Quote word for word the lines below, beginning with the first and ending with the one that has "0.098, 0.128, 0.115]". Drop the pictures.
==== Supplied records
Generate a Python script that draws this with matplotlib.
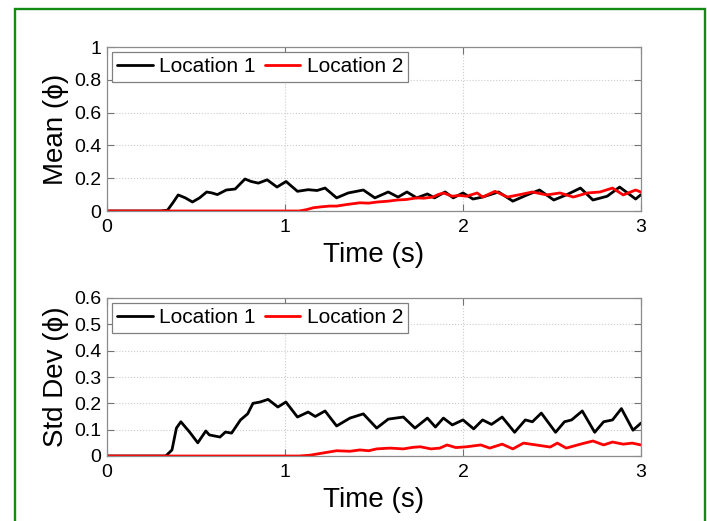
import matplotlib
matplotlib.use("Agg")
import matplotlib.pyplot as plt
from matplotlib.patches import Rectangle

plt.rcParams['font.family'] = ['Liberation Sans', 'DejaVu Sans']

# Mean of phi at two locations
mean_t1 = [0, 0.30, 0.34, 0.37, 0.40, 0.44, 0.48, 0.52, 0.56, 0.59, 0.62, 0.67, 0.72, 0.775,
           0.81, 0.85, 0.90, 0.955, 1.006, 1.07, 1.13, 1.18, 1.225, 1.29, 1.355, 1.44, 1.505,
           1.58, 1.635, 1.685, 1.74, 1.80, 1.84, 1.90, 1.945, 2.0, 2.056, 2.11, 2.20, 2.28,
           2.36, 2.43, 2.51, 2.58, 2.66, 2.73, 2.81, 2.88, 2.97, 3.0]
mean_v1 = [0, 0, 0.005, 0.05, 0.098, 0.08, 0.055, 0.08, 0.116, 0.11, 0.10, 0.128, 0.134, 0.195,
           0.18, 0.17, 0.19, 0.146, 0.18, 0.12, 0.13, 0.125, 0.14, 0.08, 0.11, 0.128, 0.08,
           0.116, 0.085, 0.116, 0.08, 0.104, 0.08, 0.116, 0.08, 0.11, 0.073, 0.085, 0.116, 0.06,
           0.098, 0.128, 0.067, 0.098, 0.14, 0.067, 0.09, 0.146, 0.073, 0.10]

mean_t2 = [0, 1.08, 1.12, 1.16, 1.2, 1.25, 1.29, 1.35, 1.42, 1.47, 1.52, 1.58, 1.63, 1.68,
           1.74, 1.78, 1.83, 1.86, 1.89, 1.94, 1.98, 2.02, 2.08, 2.11, 2.18, 2.25, 2.32, 2.39,
           2.47, 2.545, 2.62, 2.70, 2.77, 2.84, 2.90, 2.97, 3.0]
mean_v2 = [0, 0, 0.008, 0.02, 0.025, 0.03, 0.03, 0.04, 0.05, 0.048, 0.055, 0.06, 0.067, 0.07,
           0.08, 0.078, 0.085, 0.1, 0.11, 0.09, 0.095, 0.09, 0.11, 0.085, 0.12, 0.085, 0.10,
           0.116, 0.098, 0.11, 0.085, 0.11, 0.116, 0.14, 0.098, 0.128, 0.115]

# Standard deviation of phi at two locations
std_t1 = [0, 0.33, 0.365, 0.39, 0.415, 0.465, 0.51, 0.555, 0.575, 0.635, 0.665, 0.70, 0.75,
          0.79, 0.82, 0.86, 0.905, 0.96, 1.005, 1.07, 1.13, 1.17, 1.225, 1.29, 1.365, 1.44,
          1.515, 1.58, 1.665, 1.73, 1.80, 1.845, 1.89, 1.94, 2.0, 2.06, 2.11, 2.16, 2.22, 2.29,
          2.35, 2.39, 2.44, 2.52, 2.57, 2.61, 2.67, 2.74, 2.79, 2.84, 2.89, 2.955, 3.0]
std_v1 = [0, 0, 0.023, 0.106, 0.13, 0.09, 0.05, 0.095, 0.08, 0.072, 0.091, 0.087, 0.137,
          0.16, 0.20, 0.205, 0.215, 0.186, 0.205, 0.148, 0.167, 0.15, 0.171, 0.114, 0.144, 0.16,
          0.106, 0.14, 0.148, 0.106, 0.144, 0.11, 0.144, 0.118, 0.137, 0.103, 0.137, 0.12, 0.148,
          0.09, 0.137, 0.13, 0.163, 0.09, 0.13, 0.137, 0.171, 0.09, 0.13, 0.137, 0.18, 0.098, 0.125]

std_t2 = [0, 1.08, 1.14, 1.21, 1.29, 1.365, 1.42, 1.47, 1.515, 1.59, 1.665, 1.72, 1.76, 1.82,
          1.87, 1.91, 1.96, 2.02, 2.1, 2.15, 2.22, 2.28, 2.34, 2.41, 2.49, 2.53, 2.58, 2.66,
          2.73, 2.79, 2.84, 2.90, 2.95, 3.0]
std_v2 = [0, 0, 0.003, 0.011, 0.02, 0.018, 0.023, 0.02, 0.027, 0.03, 0.027, 0.033, 0.035,
          0.027, 0.03, 0.042, 0.032, 0.035, 0.042, 0.03, 0.045, 0.027, 0.049, 0.042, 0.034,
          0.049, 0.03, 0.045, 0.057, 0.042, 0.053, 0.045, 0.049, 0.042]

x_ticks = [0, 1, 2, 3]
mean_yticks = [0, 0.2, 0.4, 0.6, 0.8, 1]
mean_ylabels = ['0', '0.2', '0.4', '0.6', '0.8', '1']
std_yticks = [0, 0.1, 0.2, 0.3, 0.4, 0.5, 0.6]
std_ylabels = ['0', '0.1', '0.2', '0.3', '0.4', '0.5', '0.6']
series_names = ['Location 1', 'Location 2']

W, H = 707, 521
fig = plt.figure(figsize=(W / 100, H / 100), dpi=100)
fig.patch.set_facecolor('white')

# green frame around the figure
fig.patches.append(Rectangle((15 / W, -0.05), (705 - 15) / W, 1.05 - 9 / H,
                             transform=fig.transFigure, fill=False,
                             edgecolor='#138a13', linewidth=1.7))


def px_axes(left, top, right, bottom):
    return fig.add_axes([left / W, 1 - bottom / H, (right - left) / W, (bottom - top) / H])


def style(ax, yticks, ylabels, ymax, ylabel):
    ax.set_xlim(0, 3)
    ax.set_ylim(0, ymax)
    ax.set_xticks(x_ticks)
    ax.set_xticklabels([str(v) for v in x_ticks])
    ax.set_yticks(yticks)
    ax.set_yticklabels(ylabels)
    ax.tick_params(direction='in', length=5, width=0.8, color='0.45', labelsize=14,
                   top=True, right=True)
    ax.tick_params(axis='x', pad=6)
    ax.tick_params(axis='y', pad=4)
    for s in ax.spines.values():
        s.set_color('0.55')
        s.set_linewidth(0.9)
    ax.grid(True, linestyle=':', color='0.8', linewidth=0.8)
    ax.set_axisbelow(True)
    ax.set_xlabel('Time (s)', fontsize=20, labelpad=4)
    ax.set_ylabel(ylabel, fontsize=20, labelpad=4)
    leg = ax.legend(series_names, loc='upper left', ncol=2, fontsize=15, frameon=True,
                    fancybox=False, framealpha=1, edgecolor='0.5', handlelength=1.7,
                    handletextpad=0.3, columnspacing=0.45, borderpad=0.25,
                    borderaxespad=0.25)
    leg.get_frame().set_linewidth(0.9)


line_kw = dict(linewidth=2.0, solid_joinstyle='round', solid_capstyle='round')

ax1 = px_axes(107, 47, 641, 211)
ax1.plot(mean_t1, mean_v1, color='black', **line_kw)
ax1.plot(mean_t2, mean_v2, color='red', **line_kw)
style(ax1, mean_yticks, mean_ylabels, 1, 'Mean (ϕ)')

ax2 = px_axes(107, 298, 641, 456)
ax2.plot(std_t1, std_v1, color='black', **line_kw)
ax2.plot(std_t2, std_v2, color='red', **line_kw)
style(ax2, std_yticks, std_ylabels, 0.6, 'Std Dev (ϕ)')

fig.savefig('out.png', dpi=100, facecolor='white')
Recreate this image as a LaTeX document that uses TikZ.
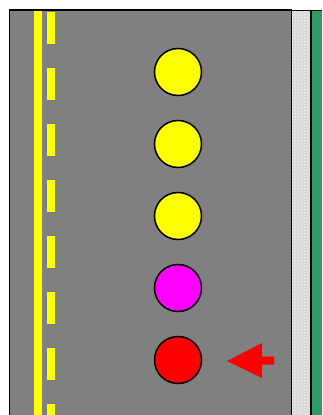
\documentclass[tikz,border=0pt]{standalone}
\usetikzlibrary{patterns}
\definecolor{road}{RGB}{128,128,128}
\definecolor{grass}{RGB}{46,155,100}
\definecolor{walk}{RGB}{215,215,215}
\definecolor{carmag}{RGB}{255,0,255}
\definecolor{caryel}{RGB}{255,255,0}
\definecolor{carred}{RGB}{255,0,0}
\tikzset{
  car/.style={circle, draw=black, line width=1.5pt, minimum size=47pt, inner sep=0pt},
  yline/.style={fill=caryel, draw=none}
}
\begin{document}
\begin{tikzpicture}[x=1pt,y=-1pt]
\useasboundingbox (0,0) rectangle (322,415);
% road
\fill[road] (9.5,10) rectangle (291.5,416);
\draw[line width=1.5pt] (9.5,416) -- (9.5,10) -- (291.5,10);
% sidewalk
\fill[walk] (292,10) rectangle (310.5,416);
\fill[pattern=crosshatch dots, pattern color=white] (292,10) rectangle (310.5,416);
% grass
\fill[grass] (310.5,10) rectangle (322,416);
\draw[line width=1.8pt] (291.5,416) -- (291.5,10);
\draw[line width=1.5pt] (310.8,416) -- (310.8,10);
\draw[line width=1pt] (291.5,10) -- (322,10);
% yellow lines
\fill[yline] (34,11) rectangle (42,416);
\foreach \y in {12,68,...,404} {
  \fill[yline] (47,\y) rectangle (55,\y+32);
}
% cars
\node[car, fill=caryel] (c1) at (178,72) {};
\node[car, fill=caryel] (c2) at (178,144) {};
\node[car, fill=caryel] (c3) at (178,216) {};
\node[car, fill=carmag] (c4) at (178,288) {};
\node[car, fill=carred] (c5) at (178,360) {};
% arrow
\fill[carred] (227,361) -- (262,343) -- (262,356.5) -- (274,356.5) -- (274,364.5) -- (262,364.5) -- (262,378) -- cycle;
\end{tikzpicture}
\end{document}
========
### Written answer:
Generate a Python script that draws this with matplotlib.
import matplotlib
matplotlib.use("Agg")
import matplotlib.pyplot as plt
from matplotlib.patches import Rectangle

plt.rcParams['font.family'] = ['Liberation Sans', 'DejaVu Sans']

# Mean of phi at two locations
mean_t1 = [0, 0.30, 0.34, 0.37, 0.40, 0.44, 0.48, 0.52, 0.56, 0.59, 0.62, 0.67, 0.72, 0.775,
           0.81, 0.85, 0.90, 0.955, 1.006, 1.07, 1.13, 1.18, 1.225, 1.29, 1.355, 1.44, 1.505,
           1.58, 1.635, 1.685, 1.74, 1.80, 1.84, 1.90, 1.945, 2.0, 2.056, 2.11, 2.20, 2.28,
           2.36, 2.43, 2.51, 2.58, 2.66, 2.73, 2.81, 2.88, 2.97, 3.0]
mean_v1 = [0, 0, 0.005, 0.05, 0.098, 0.08, 0.055, 0.08, 0.116, 0.11, 0.10, 0.128, 0.134, 0.195,
           0.18, 0.17, 0.19, 0.146, 0.18, 0.12, 0.13, 0.125, 0.14, 0.08, 0.11, 0.128, 0.08,
           0.116, 0.085, 0.116, 0.08, 0.104, 0.08, 0.116, 0.08, 0.11, 0.073, 0.085, 0.116, 0.06,
           0.098, 0.128, 0.067, 0.098, 0.14, 0.067, 0.09, 0.146, 0.073, 0.10]

mean_t2 = [0, 1.08, 1.12, 1.16, 1.2, 1.25, 1.29, 1.35, 1.42, 1.47, 1.52, 1.58, 1.63, 1.68,
           1.74, 1.78, 1.83, 1.86, 1.89, 1.94, 1.98, 2.02, 2.08, 2.11, 2.18, 2.25, 2.32, 2.39,
           2.47, 2.545, 2.62, 2.70, 2.77, 2.84, 2.90, 2.97, 3.0]
mean_v2 = [0, 0, 0.008, 0.02, 0.025, 0.03, 0.03, 0.04, 0.05, 0.048, 0.055, 0.06, 0.067, 0.07,
           0.08, 0.078, 0.085, 0.1, 0.11, 0.09, 0.095, 0.09, 0.11, 0.085, 0.12, 0.085, 0.10,
           0.116, 0.098, 0.11, 0.085, 0.11, 0.116, 0.14, 0.098, 0.128, 0.115]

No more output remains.